Wednesday, August 29, 2012

God's WIll and Our Creative Desires

An outtake from a writing project.... I’ve a favorite book by Robert Corin Morris, Wrestling with Grace: A Spirituality for the Rough Edges of Daily Life (Upper Room Books, 2003). Morris writes, “Many years ago I faced a vague but persistent unhappiness in parish ministry. Why was I so recurrently dissatisfied with a job that was, in so many ways, rewarding? Did this restlessness mean I should leave the ministry? What did I really want?” (p. 204). He went through a process of talking to people and clarifying his skills. Finally he prayed to God, “What do you want me to do?” and he felt the answer in his mind, “What do you want to do?” His answer to himself was that he’d like to teach, and this lead him to establishing an interreligious learning center, and he has focused his ministry in teaching ever since (p. 205).

Morris writes, “Conventional teaching leads us to believe that ‘thy will be done’ means our desire won’t be honored.
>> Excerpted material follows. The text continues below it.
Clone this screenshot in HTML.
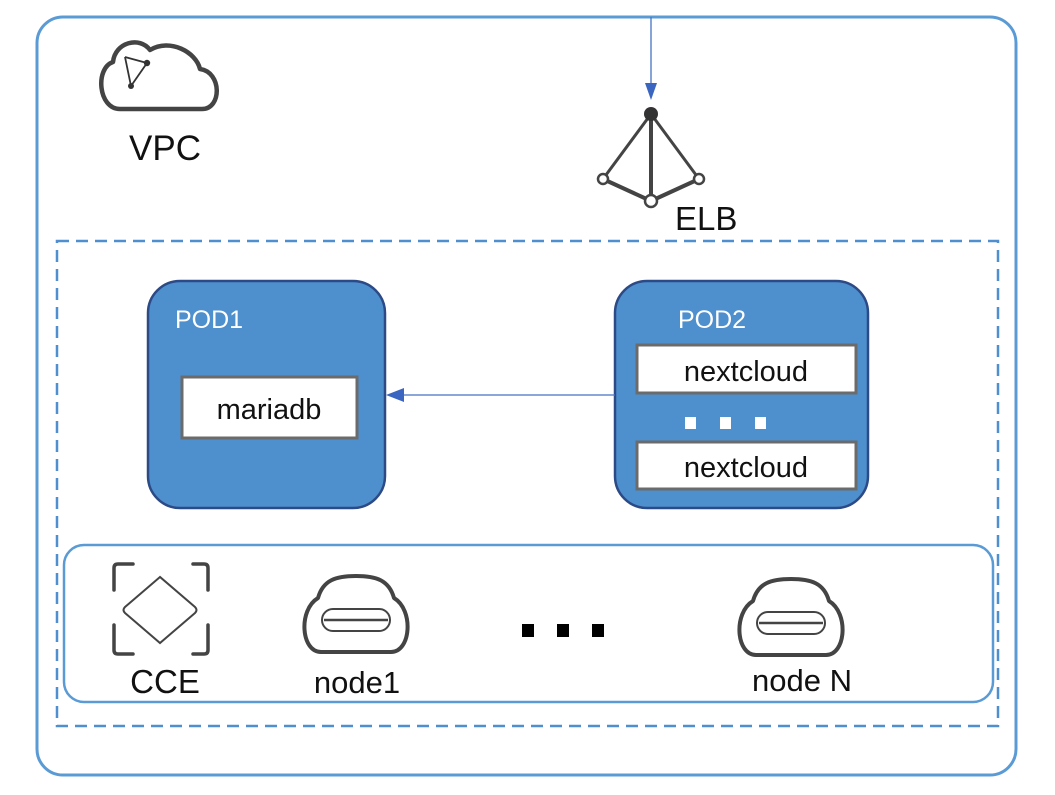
<!DOCTYPE html>
<html><head><meta charset="utf-8"><style>html,body{margin:0;padding:0;background:#fff}svg{display:block}</style></head>
<body>
<svg width="1055" height="795" viewBox="0 0 1055 795" xmlns="http://www.w3.org/2000/svg" font-family="Liberation Sans, sans-serif">
<rect x="37" y="17" width="979" height="758" rx="26" fill="#fff" stroke="#5b9bd5" stroke-width="3"/>
<rect x="57" y="241" width="941" height="485" fill="none" stroke="#4f8fd0" stroke-width="2.5" stroke-dasharray="12,7"/>
<rect x="64" y="545" width="929" height="157" rx="20" fill="#fff" stroke="#5b9bd5" stroke-width="2.5"/>
<line x1="651" y1="17" x2="651" y2="88" stroke="#4472c4" stroke-width="1.3"/>
<polygon points="645,83 657,83 651,100" fill="#3a65c0"/>
<g stroke="#444" stroke-width="3" fill="none">
<line x1="651" y1="114" x2="603" y2="179"/>
<line x1="651" y1="114" x2="699" y2="179"/>
<line x1="651" y1="114" x2="651" y2="200" stroke-width="4"/>
<line x1="603" y1="179" x2="651" y2="201" stroke-width="4"/>
<line x1="699" y1="179" x2="651" y2="201" stroke-width="4"/>
</g>
<circle cx="651" cy="114" r="7" fill="#333"/>
<circle cx="603" cy="179" r="5" fill="#fff" stroke="#444" stroke-width="2.5"/>
<circle cx="699" cy="179" r="5" fill="#fff" stroke="#444" stroke-width="2.5"/>
<circle cx="651" cy="201" r="6" fill="#fff" stroke="#444" stroke-width="2.5"/>
<text x="675" y="230" font-size="33" fill="#111">ELB</text>
<path d="M120,109 L202,109 C222,109 222,72 200,69 C196,52 170,38 150,50 C140,36 115,42 113,62 C95,68 98,109 120,109 Z" fill="none" stroke="#444" stroke-width="4.5" stroke-linejoin="round"/>
<g stroke="#333" stroke-width="1.8"><line x1="125" y1="57" x2="147" y2="63"/><line x1="147" y1="63" x2="131" y2="86"/><line x1="131" y1="86" x2="125" y2="57"/></g>
<circle cx="147" cy="63" r="3.2" fill="#333"/><circle cx="131" cy="86" r="3" fill="#333"/>
<text x="165" y="160" font-size="35" fill="#111" text-anchor="middle">VPC</text>
<rect x="148" y="281" width="237" height="227" rx="32" fill="#4e8fce" stroke="#2c4a86" stroke-width="2.5"/>
<text x="175" y="328" font-size="25" fill="#fff">POD1</text>
<rect x="182" y="377" width="175" height="61" fill="#fff" stroke="#6b6b6b" stroke-width="3"/>
<text x="269" y="419" font-size="29" fill="#111" text-anchor="middle">mariadb</text>
<rect x="615" y="281" width="253" height="227" rx="32" fill="#4e8fce" stroke="#2c4a86" stroke-width="2.5"/>
<text x="678" y="328" font-size="25" fill="#fff">POD2</text>
<rect x="637" y="345" width="219" height="48" fill="#fff" stroke="#6b6b6b" stroke-width="3"/>
<text x="746" y="381" font-size="29" fill="#111" text-anchor="middle">nextcloud</text>
<rect x="685" y="417" width="11" height="12" fill="#fff"/><rect x="720" y="417" width="11" height="12" fill="#fff"/><rect x="755" y="417" width="11" height="12" fill="#fff"/>
<rect x="637" y="442" width="219" height="47" fill="#fff" stroke="#6b6b6b" stroke-width="3"/>
<text x="746" y="477" font-size="29" fill="#111" text-anchor="middle">nextcloud</text>
<line x1="615" y1="395" x2="398" y2="395" stroke="#4472c4" stroke-width="1.3"/>
<polygon points="386,395 404,388 404,402" fill="#3a65c0"/>
<g stroke="#444" stroke-width="3.5" fill="none" stroke-linecap="round">
<path d="M114,590 L114,568 Q114,564 118,564 L133,564"/>
<path d="M193,564 L204,564 Q208,564 208,568 L208,590"/>
<path d="M114,625 L114,650 Q114,654 118,654 L133,654"/>
<path d="M193,654 L204,654 Q208,654 208,650 L208,625"/>
</g>
<path d="M160,577 L125,607 Q122,610 125,613 L160,643 L195,613 Q198,610 195,607 Z" fill="none" stroke="#444" stroke-width="2"/>
<text x="165" y="693" font-size="33" fill="#111" text-anchor="middle">CCE</text>
<g fill="none" stroke="#444" stroke-width="4" stroke-linejoin="round">
<path d="M321,652 L391,652 C411,652 414,610 394,598 C389,580 376,576 356,576 C336,576 323,580 318,598 C298,610 301,652 321,652 Z"/>
<path d="M756,655 L826,655 C846,655 849,613 829,601 C824,583 811,579 791,579 C771,579 758,583 753,601 C733,613 736,655 756,655 Z"/>
</g>
<rect x="322" y="609" width="68" height="22" rx="11" fill="none" stroke="#444" stroke-width="2"/>
<line x1="324" y1="620" x2="388" y2="620" stroke="#444" stroke-width="2.5"/>
<rect x="757" y="612" width="68" height="22" rx="11" fill="none" stroke="#444" stroke-width="2"/>
<line x1="759" y1="623" x2="823" y2="623" stroke="#444" stroke-width="2.5"/>
<text x="357" y="693" font-size="31" fill="#111" text-anchor="middle">node1</text>
<text x="802" y="691" font-size="31" fill="#111" text-anchor="middle">node N</text>
<rect x="522" y="624" width="12" height="13" fill="#000"/><rect x="557" y="624" width="12" height="13" fill="#000"/><rect x="592" y="624" width="12" height="13" fill="#000"/>
</svg>
</body></html>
Sometimes that is the case, especially when our will is still captive to the more superficial cravings and fears of our nature. But it is God’s pleasure to delight in our desires for the good. Major decisions in the early church were taken because it ‘seemed good to the Holy Spirit and to us’ (Acts 15:28, italics added). ‘Thy will be done,’ quite precisely, includes learning to honor our deepest and most creative desires and finding joy in offering them to be part of God’s work in the world” (p. 205).

I wonder if many of us hesitate to seek God’s will, because we think it will be unpleasant and difficult, necessarily contrary to our desires and preferences. We can take a cue from Psalm 37:4 and remember that God is loving and "delightful"--not a “meanie” who shames or forces us to seek his will:

Take delight in the LORD,
and he will give you the desires of your heart.